Report every line in the listing that contains the string "this".

__________

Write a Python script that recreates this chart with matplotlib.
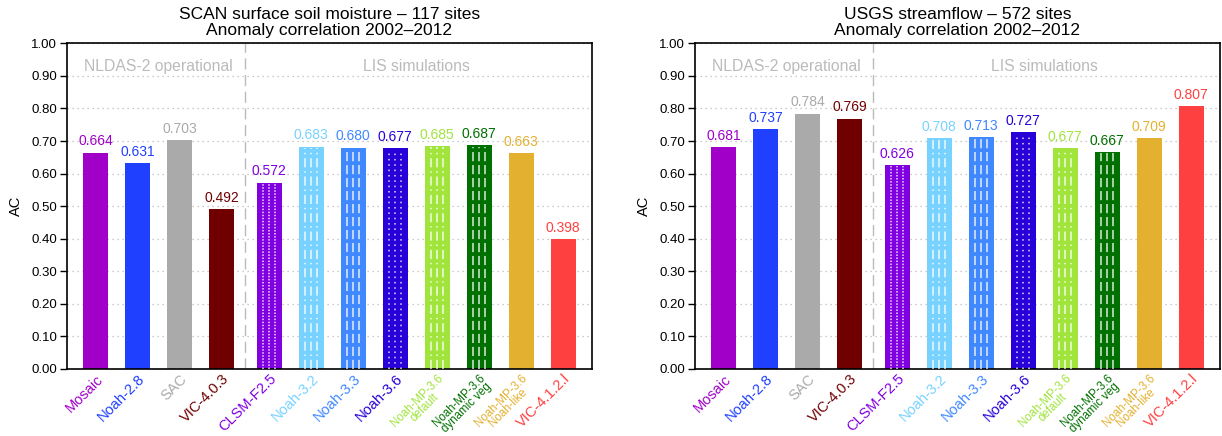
import matplotlib
matplotlib.use("Agg")
import matplotlib.pyplot as plt
import numpy as np

# model names and colours
models = ["Mosaic", "Noah-2.8", "SAC", "VIC-4.0.3", "CLSM-F2.5", "Noah-3.2",
          "Noah-3.3", "Noah-3.6", "Noah-MP-3.6\ndefault",
          "Noah-MP-3.6\ndynamic veg", "Noah-MP-3.6\nNoah-like", "VIC-4.1.2.l"]
colors = ["#A000C8", "#2040FF", "#AAAAAA", "#700000", "#8000E0", "#78D2FF",
          "#4088FF", "#2800D8", "#A0E43C", "#007000", "#E4B030", "#FF4040"]
# white line pattern inside the LIS bars (None = plain bar)
patterns = [None, None, None, None, "dense", "dashdot", "dash", "dot",
            "dashdot", "dash", None, None]

soil_ac = [0.664, 0.631, 0.703, 0.492, 0.572, 0.683, 0.680, 0.677,
           0.685, 0.687, 0.663, 0.398]
flow_ac = [0.681, 0.737, 0.784, 0.769, 0.626, 0.708, 0.713, 0.727,
           0.677, 0.667, 0.709, 0.807]

titles = ["SCAN surface soil moisture \u2013 117 sites\nAnomaly correlation 2002\u20132012",
          "USGS streamflow \u2013 572 sites\nAnomaly correlation 2002\u20132012"]

line_styles = {"dense": (0, (1, 1)), "dashdot": (0, (6, 2.5, 1, 2.5)),
               "dash": (0, (6, 2.5)), "dot": (0, (1, 2.5))}

# operational group at 0..3, LIS group shifted a bit to the right
pos = np.array([0, 1, 2, 3] + [4.135 + k for k in range(8)])
width = 0.6

plt.rcParams["font.family"] = ["Liberation Sans", "DejaVu Sans"]
fig = plt.figure(figsize=(12.22, 4.36), dpi=100)

for i, (vals, title) in enumerate(zip([soil_ac, flow_ac], titles)):
    left = [0.0548, 0.5687][i]
    ax = fig.add_axes([left, 0.1537, 0.4296, 0.747])

    ax.bar(pos, vals, width=width, color=colors, zorder=2)

    # white line fill patterns
    for x, v, p in zip(pos, vals, patterns):
        if p is None:
            continue
        for off in (-0.25, 0, 0.25):
            ax.plot([x + off * width] * 2, [0, v - 0.004], color="white",
                    lw=1.1, alpha=0.85, linestyle=line_styles[p], zorder=3,
                    solid_capstyle="butt", dash_capstyle="butt")

    for x, v, c in zip(pos, vals, colors):
        ax.text(x, v + 0.013, f"{v:.3f}", color=c, ha="center",
                va="bottom", fontsize=10)

    sep = (pos[3] + pos[4]) / 2
    ax.axvline(sep, color="#BBBBBB", lw=1, linestyle=(0, (8, 4)), zorder=1)
    ax.text(pos[:4].mean(), 0.93, "NLDAS-2 operational", color="#BBBBBB",
            ha="center", va="center", fontsize=11.3)
    ax.text(pos[4:].mean(), 0.93, "LIS simulations", color="#BBBBBB",
            ha="center", va="center", fontsize=11.3)

    ax.set_xlim(-0.68, 11.82)
    ax.set_ylim(0, 1)
    ax.set_yticks(np.arange(0, 1.01, 0.1))
    ax.set_yticklabels([f"{t:.2f}" for t in np.arange(0, 1.01, 0.1)],
                       fontsize=9.5)
    ax.yaxis.grid(True, color="#BBBBBB", linestyle=(0, (1, 3)), lw=0.9)
    ax.set_axisbelow(True)
    ax.tick_params(axis="y", direction="out", length=5, width=1, pad=2)
    ax.tick_params(axis="x", length=0)
    ax.set_ylabel("AC", fontsize=10.5, labelpad=6)
    for s in ax.spines.values():
        s.set_linewidth(1.2)

    ax.set_xticks(pos)
    ax.set_xticklabels(models, rotation=45, ha="right",
                       rotation_mode="anchor", multialignment="center",
                       fontsize=10.5)
    for lab, c, name in zip(ax.get_xticklabels(), colors, models):
        lab.set_color(c)
        lab.set_linespacing(0.8)
        if "\n" in name:
            # two-line labels a little smaller so they fit in the figure
            lab.set_fontsize(8.3)
    ax.tick_params(axis="x", pad=2)

    ax.set_title(title, fontsize=12.5, linespacing=1.05, pad=6)

fig.savefig("out.png", dpi=100)
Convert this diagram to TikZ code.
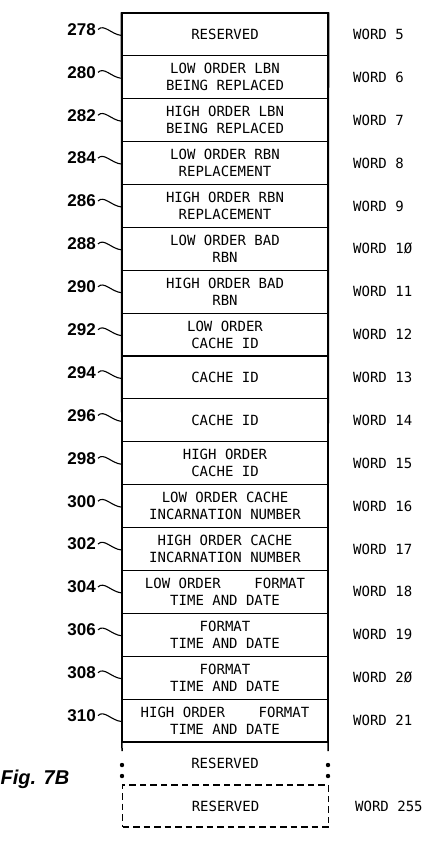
\documentclass[tikz,border=0pt]{standalone}
\usepackage{fontspec}
\usetikzlibrary{calc}
\newfontfamily\monof{DejaVu Sans Mono}
\newfontfamily\numf{Liberation Sans}
\begin{document}
\begin{tikzpicture}[x=1pt,y=-1pt,
  rowbox/.style={draw, line width=1.1pt, minimum width=206pt, minimum height=42.88pt,
    inner sep=0pt, align=center, font=\monof\fontsize{14}{17}\selectfont},
  reflabel/.style={anchor=east, inner xsep=2pt, inner ysep=0pt,
    font=\numf\bfseries\fontsize{17}{17}\selectfont},
  wordlabel/.style={anchor=west, inner sep=0pt, font=\monof\fontsize{14}{17}\selectfont},
  leader/.style={line width=1.1pt},
  dotmark/.style={fill=black, circle, inner sep=0pt, minimum size=4.4pt}]
\useasboundingbox (0,0) rectangle (421,842);
\foreach \n/\t/\w [count=\i from 0] in {
  278/{RESERVED}/5,
  280/{LOW ORDER LBN\\BEING REPLACED}/6,
  282/{HIGH ORDER LBN\\BEING REPLACED}/7,
  284/{LOW ORDER RBN\\REPLACEMENT}/8,
  286/{HIGH ORDER RBN\\REPLACEMENT}/9,
  288/{LOW ORDER BAD\\RBN}/1Ø,
  290/{HIGH ORDER BAD\\RBN}/11,
  292/{LOW ORDER\\CACHE ID}/12,
  294/{CACHE ID}/13,
  296/{CACHE ID}/14,
  298/{HIGH ORDER\\CACHE ID}/15,
  300/{LOW ORDER CACHE\\INCARNATION NUMBER}/16,
  302/{HIGH ORDER CACHE\\INCARNATION NUMBER}/17,
  304/{LOW ORDER\ \ \ \ FORMAT\\TIME AND DATE}/18,
  306/{FORMAT\\TIME AND DATE}/19,
  308/{FORMAT\\TIME AND DATE}/2Ø,
  310/{HIGH ORDER\ \ \ \ FORMAT\\TIME AND DATE}/21} {
  \pgfmathsetmacro\rtop{13+\i*42.88}
  \node[rowbox] (r\n) at (225,\rtop+21.44) {\t};
  \node[wordlabel] (w\n) at (353,\rtop+21.44) {WORD \w};
  \node[reflabel] (l\n) at (98,\rtop+16.5) {\n};
  \coordinate (c\n) at ($(r\n.north west)+(0,23)$);
  \draw[leader] (l\n.east) .. controls +(6,-6) and +(-10,-1) .. (c\n);
}
% outer verticals reinforcing the stack
\draw[line width=1.5pt] (r278.north west) -- (122,751);
\draw[line width=1.5pt] (r278.north east) -- (328,751);
% open reserved section
\node[inner sep=0pt, font=\monof\fontsize{14}{17}\selectfont] (res1) at (225,763) {RESERVED};
\node[dotmark] (d1) at (122,765) {};
\node[dotmark] (d2) at (122,776) {};
\node[dotmark] (d3) at (328,765) {};
\node[dotmark] (d4) at (328,776) {};
% dashed final word
\node[draw, dashed, dash pattern=on 6.5pt off 4pt, line width=1.2pt, minimum width=206pt,
  minimum height=42pt, inner sep=0pt, font=\monof\fontsize{14}{17}\selectfont] (res2) at (225.5,806) {RESERVED};
\node[wordlabel] (w255) at (355,806) {WORD 255};
% figure caption
\node[anchor=base west, inner sep=0pt, font=\numf\bfseries\itshape\fontsize{20}{20}\selectfont] (fig) at (0.5,784) {Fig. 7B};
\end{tikzpicture}
\end{document}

__________

*Written response*
Write a Python script that recreates this chart with matplotlib.
Convert this diagram to TikZ code.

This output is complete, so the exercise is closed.